## start

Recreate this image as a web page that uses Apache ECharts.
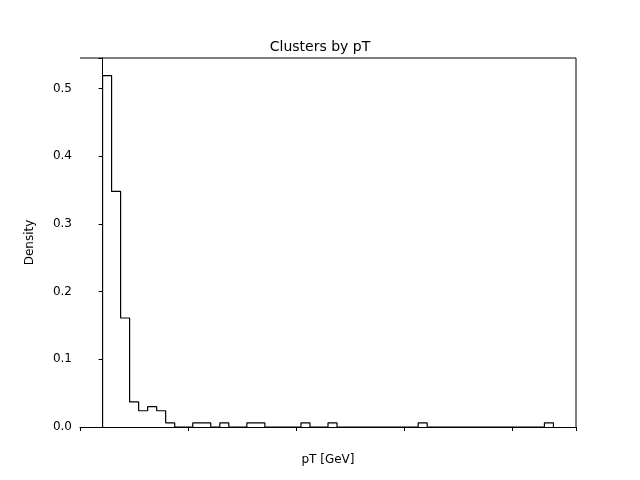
<!DOCTYPE html>
<html><head><meta charset="utf-8">
<script src="https://cdn.jsdelivr.net/npm/echarts@6/dist/echarts.min.js"></script>
<style>body{margin:0}#c{width:640px;height:480px}</style></head>
<body><div id="c"></div>
<script>
const binStart = 0;
const binWidth = 0.835;
const densities = [0.519,0.348,0.161,0.037,0.024,0.030,0.024,0.006,0,0,
0.006,0.006,0,0.006,0,0,0.006,0.006,0,0,
0,0,0.006,0,0,0.006,0,0,0,0,
0,0,0,0,0,0.006,0,0,0,0,
0,0,0,0,0,0,0,0,0,0.006];
const xTicks = [0,10,20,30,40];
const yTicks = [0,0.1,0.2,0.3,0.4,0.5];

const pts = [[binStart,0]];
densities.forEach((h,i)=>{
  pts.push([binStart+i*binWidth,h]);
  pts.push([binStart+(i+1)*binWidth,h]);
});
pts.push([binStart+densities.length*binWidth,0]);

const font = 'DejaVu Sans';
const chart = echarts.init(document.getElementById('c'));
chart.setOption({
  animation:false,
  title:{text:'Clusters by pT',left:'center',top:35,textStyle:{fontFamily:font,fontSize:14,fontWeight:'normal',color:'#000'}},
  grid:{left:80,right:64,top:58,bottom:53},
  xAxis:{type:'value',min:-2.09,max:43.84,interval:10,name:'pT [GeV]',nameLocation:'middle',nameGap:27,
    nameTextStyle:{fontFamily:font,fontSize:12,color:'#000'},
    axisLine:{onZero:false,lineStyle:{color:'#000'}},axisTick:{length:4,lineStyle:{color:'#000'}},
    axisLabel:{fontFamily:font,fontSize:12,color:'#000',formatter:v=>xTicks.includes(v)?String(v):''},
    splitLine:{show:false}},
  yAxis:{type:'value',min:0,max:0.545,interval:0.1,name:'Density',nameLocation:'middle',nameGap:44,
    nameTextStyle:{fontFamily:font,fontSize:12,color:'#000'},
    axisLine:{show:true,lineStyle:{color:'#000'}},axisTick:{show:true,length:4,lineStyle:{color:'#000'}},
    axisLabel:{fontFamily:font,fontSize:12,color:'#000',formatter:v=>{const t=yTicks.find(y=>Math.abs(y-v)<1e-9);return t===undefined?'':t.toFixed(1);}},
    splitLine:{show:false}},
  series:[{type:'line',data:pts,showSymbol:false,lineStyle:{color:'#000',width:1.2}}],
  graphic:[
    {type:'line',shape:{x1:80,y1:58,x2:576,y2:58},style:{stroke:'#000',lineWidth:1}},
    {type:'line',shape:{x1:576,y1:58,x2:576,y2:427},style:{stroke:'#000',lineWidth:1}}
  ]
});
</script></body></html>
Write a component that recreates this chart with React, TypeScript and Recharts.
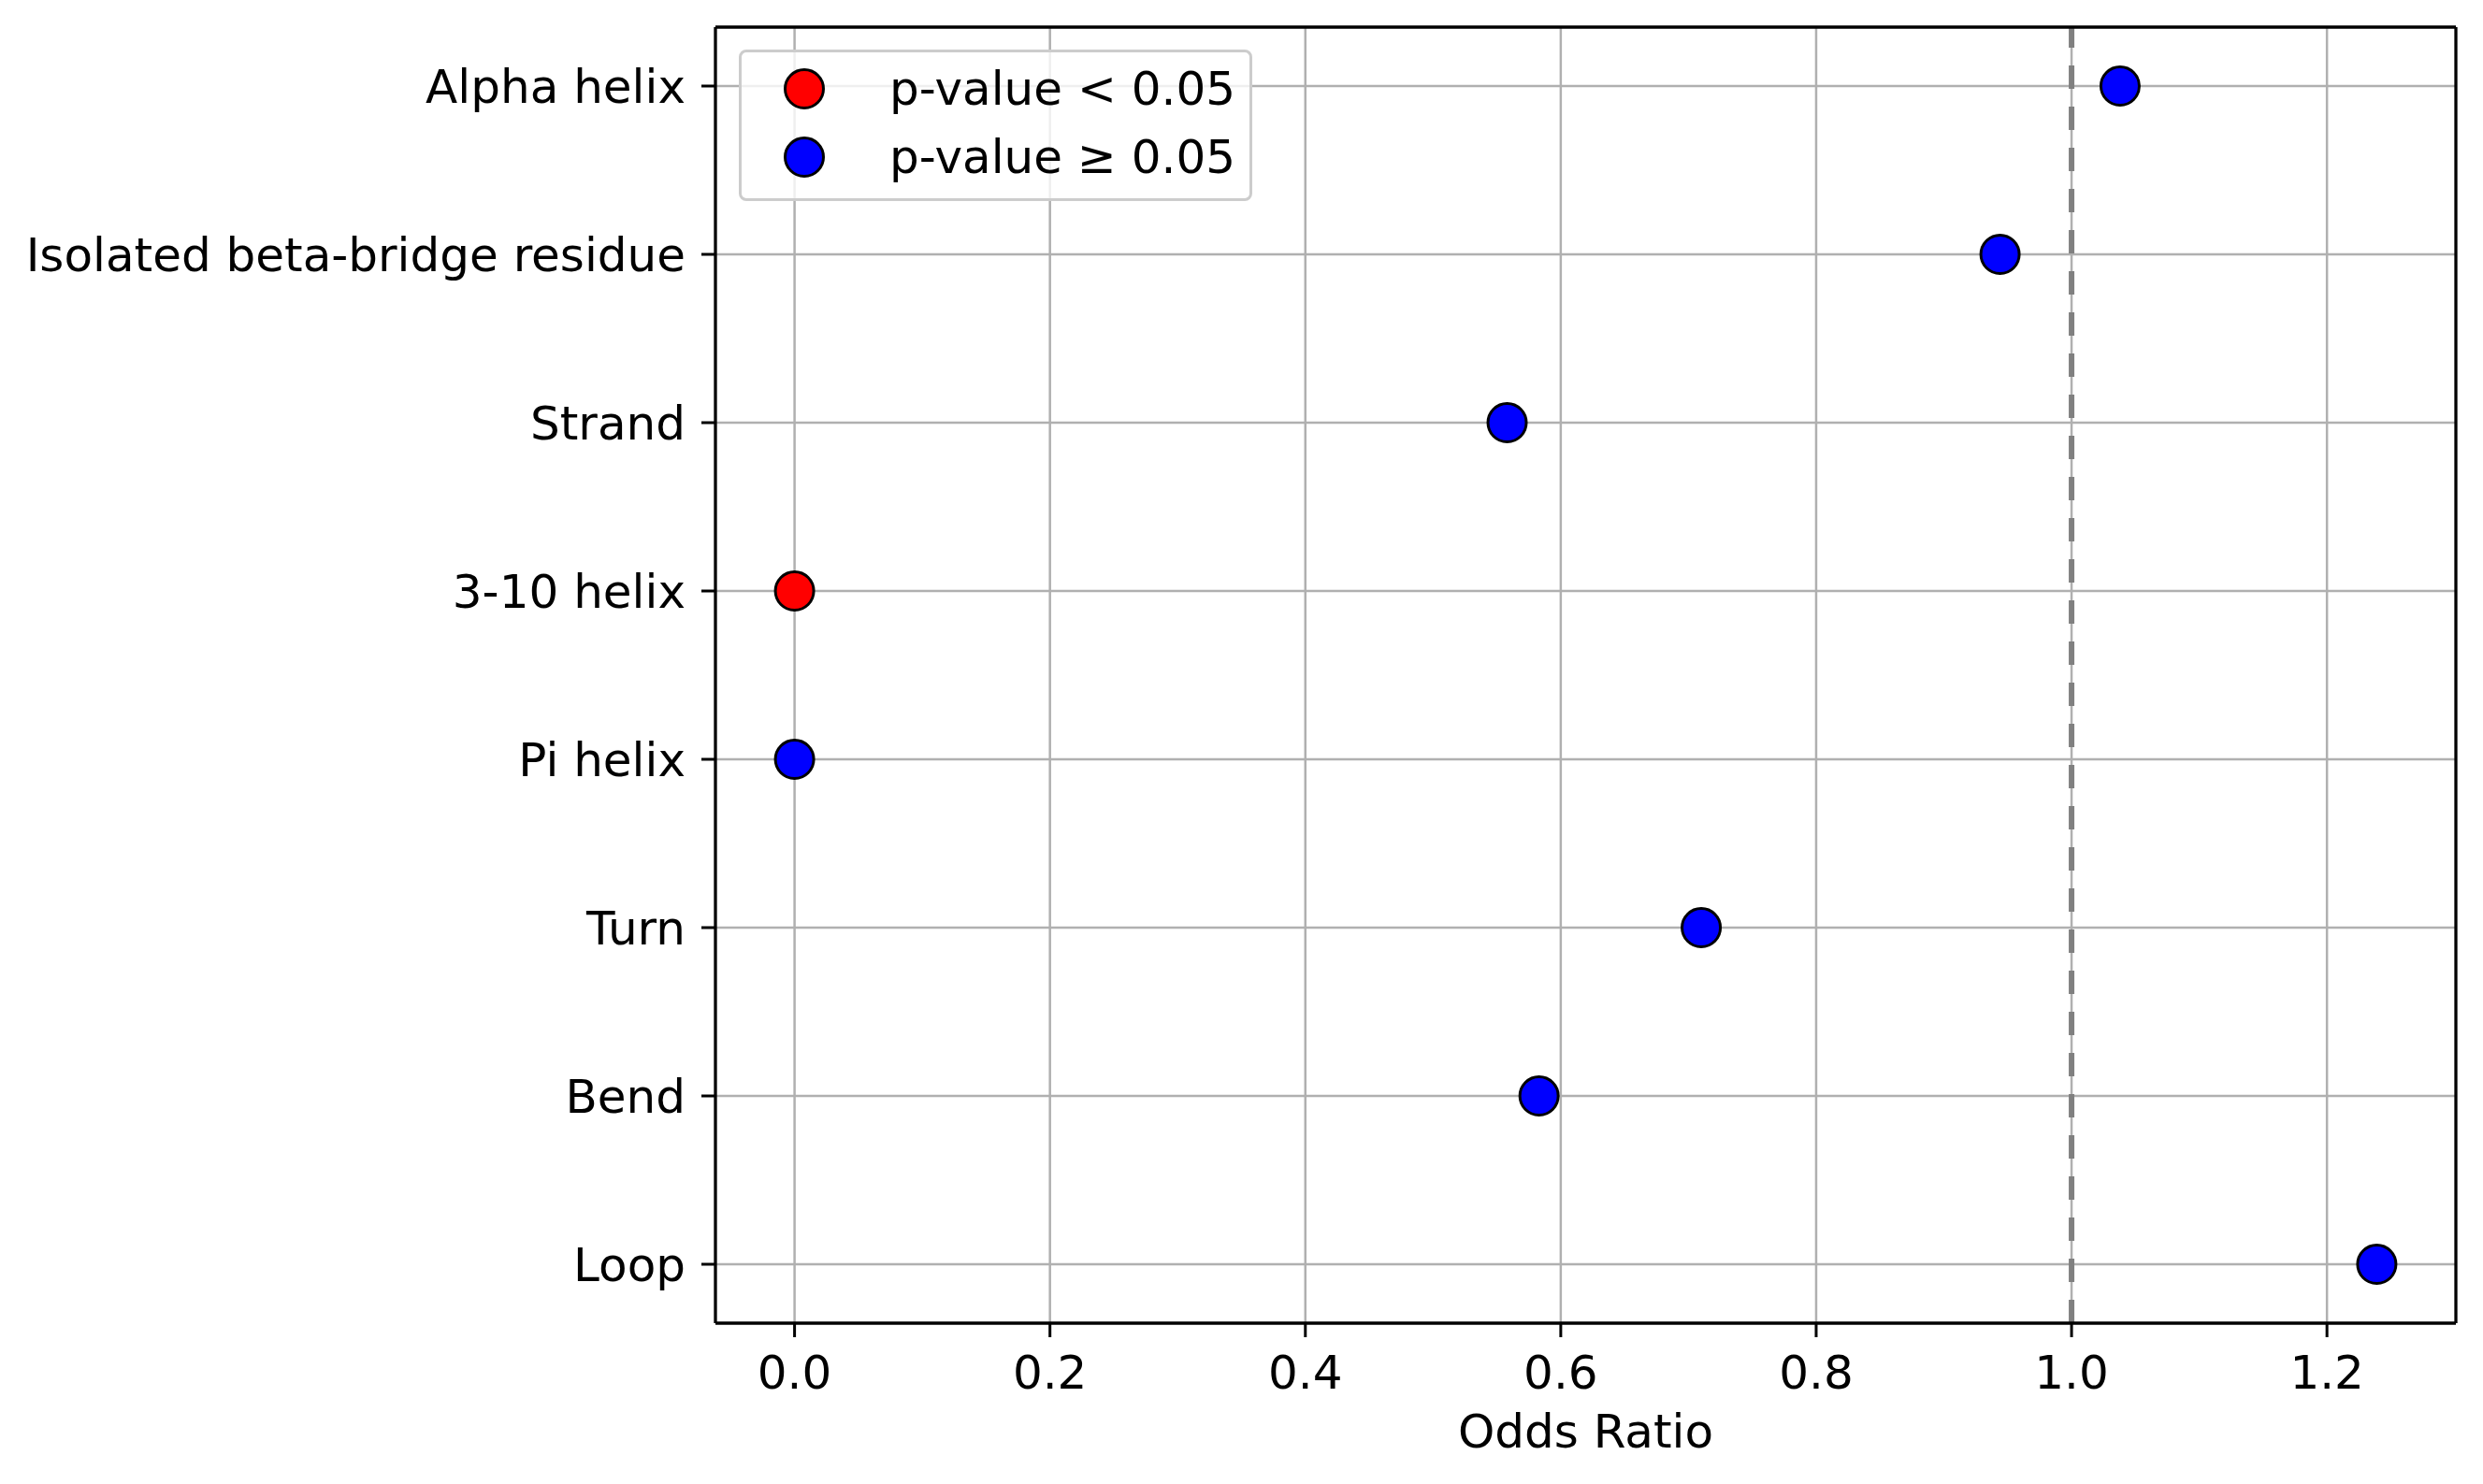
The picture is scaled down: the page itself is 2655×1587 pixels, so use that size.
import {
  ScatterChart,
  Scatter,
  XAxis,
  YAxis,
  ReferenceLine,
  Legend,
} from 'recharts';

const categories = [
  'Alpha helix',
  'Isolated beta-bridge residue',
  'Strand',
  '3-10 helix',
  'Pi helix',
  'Turn',
  'Bend',
  'Loop',
];
const oddsRatios = [1.038, 0.944, 0.558, 0, 0, 0.71, 0.583, 1.239];
const significant = [false, false, false, true, false, false, false, false];
const xTicks = [0, 0.2, 0.4, 0.6, 0.8, 1.0, 1.2];
const legendLabels = ['p-value < 0.05', 'p-value \u2265 0.05'];
const colors = ['#ff0000', '#0000ff'];

const points = categories.map((name, i) => ({ name, idx: i, x: oddsRatios[i], sig: significant[i] }));
const sigPoints = points.filter((p) => p.sig);
const nsPoints = points.filter((p) => !p.sig);
const yTicks = categories.map((_, i) => i);

const xMin = Math.min(...oddsRatios);
const xMax = Math.max(...oddsRatios);
const xPad = (xMax - xMin) * 0.05;
const yPad = (categories.length - 1) * 0.05;
const xDomain = [xMin - xPad, xMax + xPad];
const yDomain = [-yPad, categories.length - 1 + yPad];

const FONT = 'DejaVu Sans, sans-serif';
const FS = 50;

function Dot(props: any) {
  const { cx, cy, fill } = props;
  return <circle cx={cx} cy={cy} r={20.5} fill={fill} stroke="#000" strokeWidth={3} />;
}

function LegendBox() {
  return (
    <div
      style={{
        width: 543,
        height: 156,
        border: '3px solid #cccccc',
        borderRadius: 8,
        background: 'rgba(255,255,255,0.8)',
        position: 'relative',
        fontFamily: FONT,
        fontSize: FS,
      }}
    >
      {legendLabels.map((label, i) => (
        <div key={label} style={{ position: 'absolute', left: 0, top: 39 + i * 73 - 40, height: 80, display: 'flex', alignItems: 'center' }}>
          <svg width={140} height={80} style={{ display: 'block' }}>
            <circle cx={67} cy={40} r={20.5} fill={colors[i]} stroke="#000" strokeWidth={3} />
          </svg>
          <span style={{ marginLeft: 18, color: '#000', whiteSpace: 'nowrap' }}>{label}</span>
        </div>
      ))}
    </div>
  );
}

export default function App() {
  return (
    <div style={{ position: 'absolute', left: 0, top: 0, background: '#fff' }}>
      <ScatterChart
        width={2655}
        height={1587}
        margin={{ top: 29, right: 29, left: 0, bottom: 0 }}
        style={{ fontFamily: FONT }}
      >
        <XAxis
          type="number"
          dataKey="x"
          domain={xDomain}
          ticks={xTicks}
          allowDataOverflow
          tickFormatter={(v: number) => v.toFixed(1)}
          height={172}
          tickSize={15}
          tickMargin={19}
          tick={{ fontSize: FS, fill: '#000' }}
          tickLine={{ stroke: '#000', strokeWidth: 3 }}
          axisLine={{ stroke: '#000', strokeWidth: 3.3 }}
          label={{ value: 'Odds Ratio', position: 'insideBottom', offset: 39, fontSize: FS, fill: '#000' }}
        />
        <YAxis
          type="number"
          dataKey="idx"
          domain={yDomain}
          ticks={yTicks}
          reversed
          allowDataOverflow
          interval={0}
          tickFormatter={(v: number) => categories[v] ?? ''}
          width={765}
          tickSize={15}
          tickMargin={17}
          tick={{ fontSize: FS, fill: '#000' }}
          tickLine={{ stroke: '#000', strokeWidth: 3 }}
          axisLine={{ stroke: '#000', strokeWidth: 3.3 }}
        />
        <Scatter data={sigPoints} fill={colors[0]} shape={<Dot />} isAnimationActive={false} />
        <Scatter data={nsPoints} fill={colors[1]} shape={<Dot />} isAnimationActive={false} />
        {xTicks.map((v) => (
          <ReferenceLine key={`gx${v}`} x={v} stroke="#b0b0b0" strokeWidth={2.5} />
        ))}
        {yTicks.map((v) => (
          <ReferenceLine key={`gy${v}`} y={v} stroke="#b0b0b0" strokeWidth={2.5} />
        ))}
        <ReferenceLine x={1} stroke="#808080" strokeWidth={6} strokeDasharray="25 19" />
        <ReferenceLine x={xDomain[1]} stroke="#000" strokeWidth={3.3} ifOverflow="visible" />
        <ReferenceLine y={yDomain[0]} stroke="#000" strokeWidth={3.3} ifOverflow="visible" />
        <Legend
          layout="vertical"
          align="center"
          verticalAlign="middle"
          content={() => <LegendBox />}
          wrapperStyle={{ left: 790, top: 53, width: 549, height: 162 }}
        />
      </ScatterChart>
    </div>
  );
}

## end

> [WHAT YOU WILL DO]:
Return exactly, and only, the lines from the one containing "The picture is" down to the one containing "const colors = ['#ff0000', '#0000ff'];", with both of those lines included.

> [RESPONSE TO THIS EXERCISE]:
The picture is scaled down: the page itself is 2655×1587 pixels, so use that size.
import {
  ScatterChart,
  Scatter,
  XAxis,
  YAxis,
  ReferenceLine,
  Legend,
} from 'recharts';

const categories = [
  'Alpha helix',
  'Isolated beta-bridge residue',
  'Strand',
  '3-10 helix',
  'Pi helix',
  'Turn',
  'Bend',
  'Loop',
];
const oddsRatios = [1.038, 0.944, 0.558, 0, 0, 0.71, 0.583, 1.239];
const significant = [false, false, false, true, false, false, false, false];
const xTicks = [0, 0.2, 0.4, 0.6, 0.8, 1.0, 1.2];
const legendLabels = ['p-value < 0.05', 'p-value \u2265 0.05'];
const colors = ['#ff0000', '#0000ff'];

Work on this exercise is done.